This AI recognises Bangla speech and text

Meet the largest collection of Bangla voice data

18 November 2022, 04:15 AM

Shams Rashid Tonmoy

Bengali.AI's currently ongoing project on Bangla speech recognition has produced the largest publicly available Bangla speech corpus. Image: Zarif Faiaz/Toggle

Nowadays, while we tend to use Google Translate to quickly turn everyday English into Bangla and call it a day, the accuracy of the translation might be far from perfect. Native speakers tend to find notable flaws in AI-generated translations, and many would even claim that AI lacks the fluency and touch of conversational language, especially Bangla - a language filled with many different regional dialects that are quite different from the more standardised written form that we are used to.

So is it simply not possible to teach AI conversational, everyday Bangla in spoken and written form? While we may not have reached a definitive answer to that question yet, there is a certain language project going on that tackles this exact conundrum.

The logo of Bengali.AI, according to co-founder Imtiaz Prio, represents how AI visualises Bangla patterns. The intricate contours present in the image are templates that computer vision systems use to parse complex images as sets of ones and zeros.

The Bangla speech recognition campaign

Founded in December 2017 by a group of BUET, KUET and BRACU graduates, Bengali.AI is a voluntary research initiative that aims to democratise AI research in Bangla by teaching AI the Bangla we use every day. By looking into how computers read, speak and understand language, this non-profit initiative creates large-scale machine learning datasets to teach AI the complex yet beautiful Bangla language. Their datasets, collected from various Bangla-speaking demographics, are made available to researchers for free to help train artificially intelligent systems.

Bengali.AI aims to further develop Bangla language technologies by novel datasets and protocols specific to Bangla

Bengali.AI's currently ongoing project on Bangla speech recognition has produced the largest publicly available Bangla speech corpus. As diversity is a key part of building a conversational Bangla dataset, Bengali.AI is aiming to collect voice data from as many people as possible. Right now, they are running a special campaign on social media called 'Bok bok', where Bangla speakers from anywhere in the world can contribute their "voice data" for the public domain research dataset.

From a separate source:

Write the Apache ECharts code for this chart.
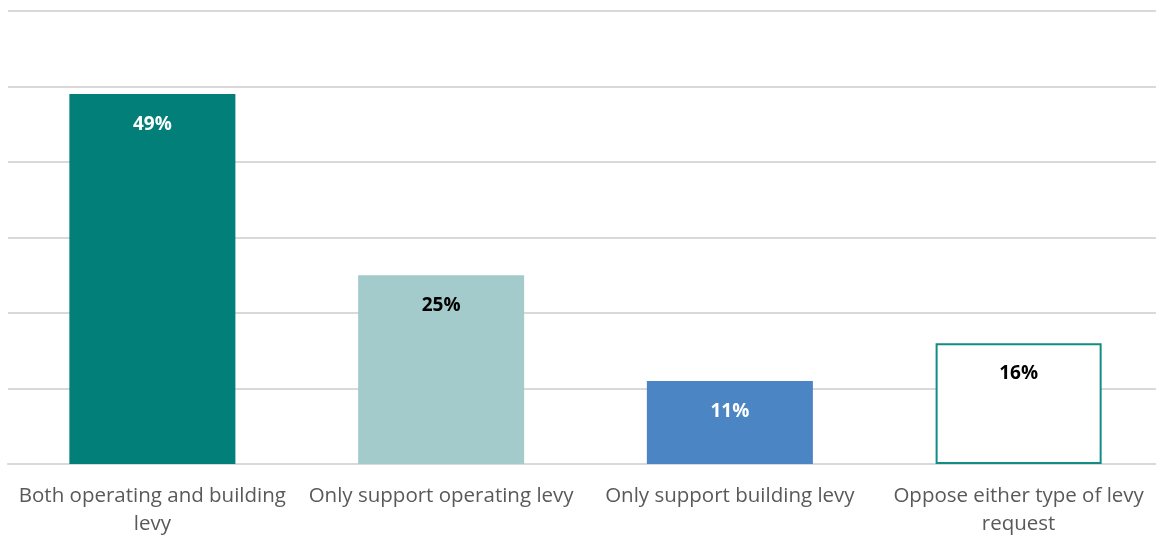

How to participate in 'Bok bok'

To contribute, simply login to the contribution platform and start reading the sentences that appear on the screen, loudly and clearly. As a token of your contribution to this constant development of the Bangla database, Bengali.AI awards an honorarium to anyone who contributes. If you want to participate, simply follow the procedures in this link: https://commonvoice.mozilla.org/bn/speak

According to the Coordinator of Bengali.AI, Asif Sushmit, since February 21, 2022, the Bangla speech recognition campaign has gathered around 2,000 hours of data from over 22,000 people - the standard benchmark for training industry-grade speech recognition models. They aim to achieve a higher landmark of 10,000 hours to include more nuances and diversities of the language so that researchers can train their own AI better.

In Bok Bok, you can contribute your voice data for the public domain research dataset

Bengali.AI plans to use this voice data to fine-tune the conversational aspect of the language AI and build a publicly available automated speech recognition system. In theory, this AI will be able to understand conversational Bangla similar to Alexa and Siri, with the added benefit of being tweaked by anyone, anytime, free of cost.

Other projects

Bengali.AI's journey began in 2018 with NumtaDB, a dataset containing over 85,000 images of hand-written Bangla digits. The dataset was compiled to build Bangla digit recognition algorithms that are free of geographical, gender and age-based biases.

In 2020, the Bengali.AI team published the first-ever dataset of over 500,000 handwritten Bangla graphemes, and launched an international Kaggle competition in collaboration with Google. This competition had over 2,000 teams from all over the world, regardless of their native tongue. These teams consisted of some of the biggest names in AI like NVIDIA and H20.AI - all joining forces to solve optical character recognition for Bangla.

By 2021, Bengali.AI launched many side projects, all catered towards the advancement of machine learning and natural language processing of the language. Some of these publicly available projects include: a Bangla dictionary that can automatically analyse speech annotation, a transcriber aimed towards transliterated or "Murad Takla" Bangla text, and Bethik - the opensource Bangla spell checker that can spot and fix high-degree Bangla typing errors. Made by a team of 40 students from SUST and BRACU, as well as voluntary researchers from many different fields, Bethik will be made publicly available within the next month.

Bethik is the opensource Bengali spell checker that can spot and fix high-degree Bangla typing errors.

Currently, Bengali.AI is a community of over 6,000 international researchers who are all working towards achieving what many deem impossible: democratising Bangla language-related technology. By making everything open source, publicly accessible and 'rectifiable' - an important part of the recipe, the lack of which has led to the downfall of similar projects in the past - Bengali.AI wishes to help make technology accessible to anyone 'Bangla'. With their ever-expanding database of Bangla derived from thousands of native speakers, we may be on the path towards an AI we can speak everyday Bangla with.